The Airport Scene and Its Meaning

The setting many fans call the “airport scene” is not a resurrection tease or an alternate timeline. It is a post-mortem space where Gojo speaks with fallen allies like Nanami, Geto, and others who died before him. The tone is reflective, subdued, and deliberately unheroic.

Gojo admits he gave everything he had and expresses relief rather than regret. Importantly, he acknowledges that Sukuna was overwhelmingly strong, even without fully relying on Megumi’s Ten Shadows. This conversation functions as Gojo’s final character statement, not a setup for his return.

Why There Is No Last Stand

Akutami avoids showing Gojo’s final moments in real time for a reason. By denying readers the physical act of dying, the manga reframes death as an interruption rather than a climax. Gojo does not go out saving someone or delivering a final technique; he simply loses.

That denial is the point. The strongest sorcerer in the world does not get narrative privilege when the system he exists in no longer supports him.

Immediate Aftermath in the Story

The manga cuts back to the battlefield with brutal efficiency. Gojo is dead, Sukuna stands victorious, and Kashimo immediately enters the fight without pause. There is no space for mourning, reflection, or disbelief within the story itself.

This reinforces that Gojo’s role as a safety net is over. The world does not stop to acknowledge his absence, and neither do its threats.

Canon Status and Anime Context

For anime-only viewers, it is important to understand that this event has not yet occurred onscreen. The anime has not contradicted the manga, nor has it offered any alternative path. As of the current manga canon, Gojo Satoru is unequivocally dead.

There are no hints of survival hidden in later chapters, no secret techniques activating off-page, and no reversal through cursed energy or binding vows. Akutami treats the death as final, and the story moves forward under that assumption.

What Gojo’s Death Represents

Gojo’s end is not designed to shock alone; it reinforces Jujutsu Kaisen’s central belief that power does not grant control over fate. Even absolute strength exists within a system that can be outgrown, bypassed, or broken.

By killing Gojo without ceremony, the manga makes its thesis clear. This is not a story where the strongest always returns. It is a story about what happens when they don’t.

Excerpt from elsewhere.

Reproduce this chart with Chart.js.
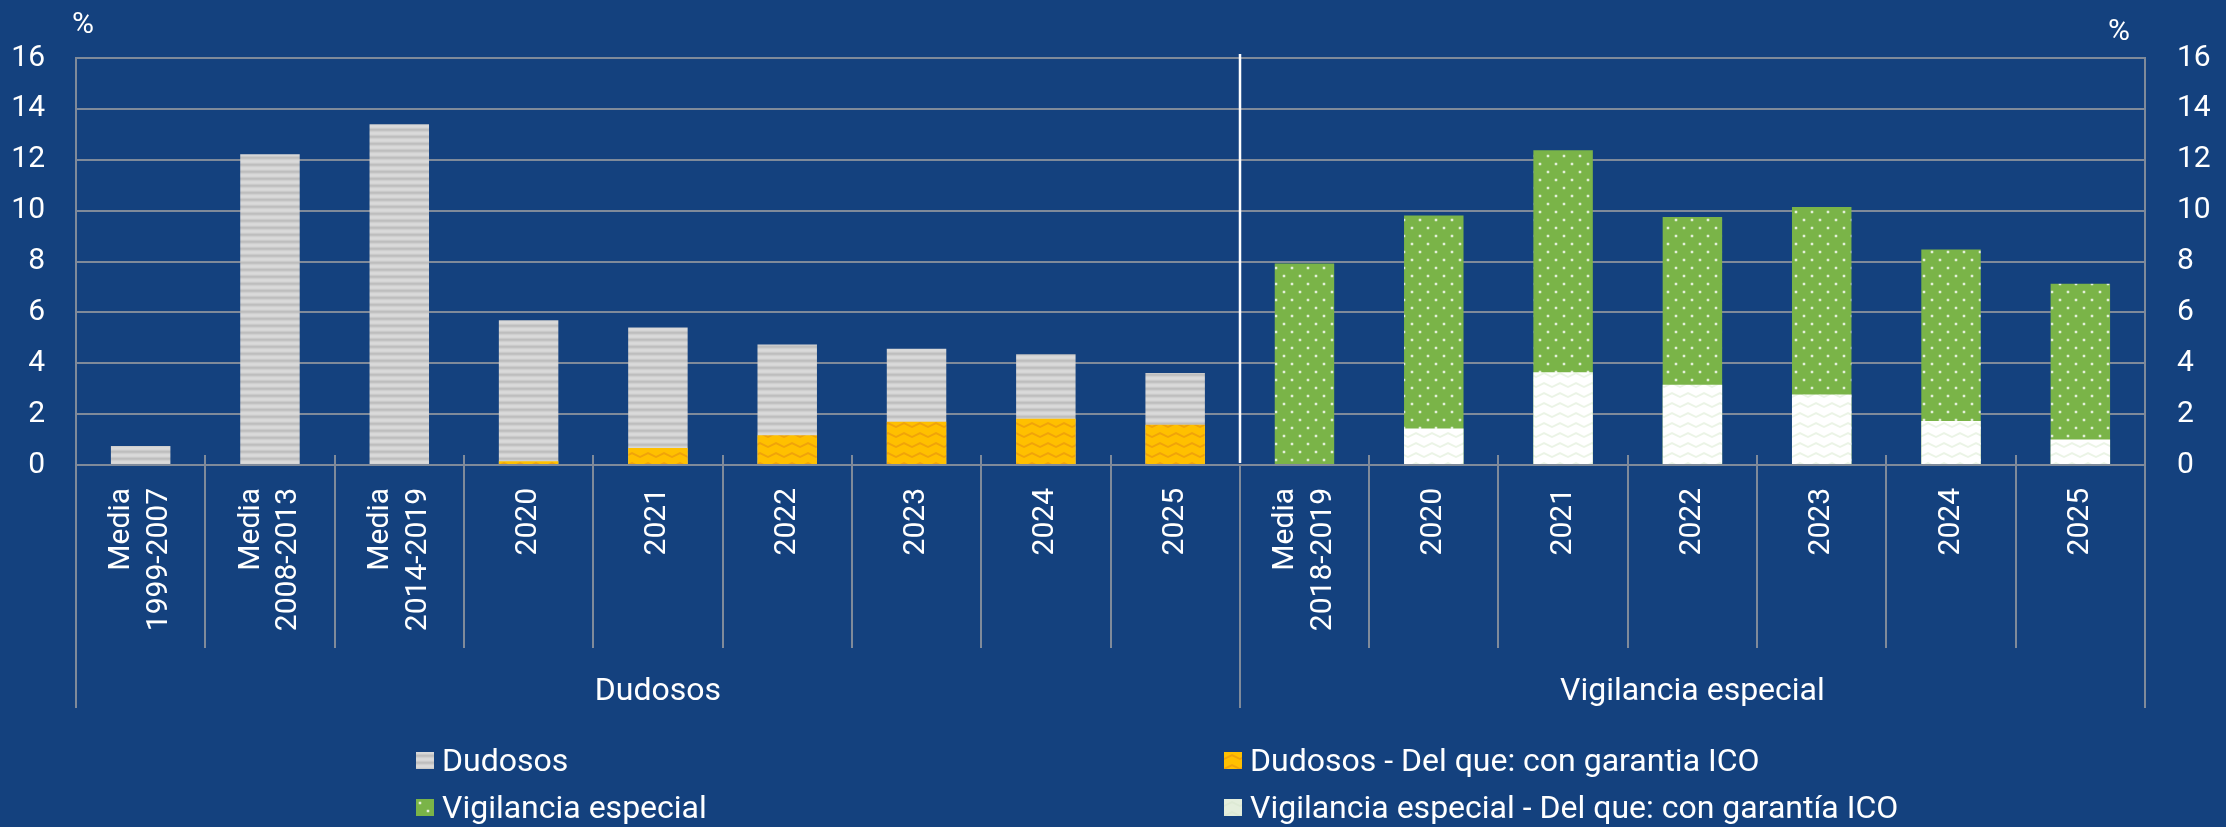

Is Gojo Truly Dead? Canon Status, Author Intent, and Common Misconceptions

For many fans, Gojo Satoru’s death feels unreal not because it is unclear, but because it is narratively uncomfortable. Jujutsu Kaisen deliberately refuses the familiar rhythms of shōnen death scenes, which has led to confusion, denial, and a steady stream of theories insisting this cannot be the end.

That discomfort is intentional. Akutami does not want readers to process Gojo’s fate as spectacle, but as consequence.

Canon Status: What the Manga Actually Confirms

Within the manga’s canon, Gojo Satoru is dead. His body is shown bisected, his consciousness transitions into a liminal farewell sequence, and the narrative immediately reorients around a world without him.

Crucially, no subsequent chapter undermines or walks back this outcome. There is no narration questioning his status, no characters sensing his presence, and no delayed reveal suggesting survival.

In a series that regularly explains reversals and techniques in detail, the absence of clarification here is itself confirmation. The story treats Gojo’s death as a settled fact.

The “Airport Scene” and Why It Isn’t a Revival Setup

One of the most common misconceptions centers on the airport conversation, where Gojo speaks with past allies in a dreamlike afterlife. For many readers, this resembles the calm-before-the-return trope common in shōnen manga.

But structurally, this scene functions as a thematic epilogue, not foreshadowing. Gojo reflects on satisfaction, loneliness, and the limits of being “the strongest,” all in past tense.

Nothing in the dialogue implies unfinished business. He is not planning, warning, or preparing to return. He is letting go.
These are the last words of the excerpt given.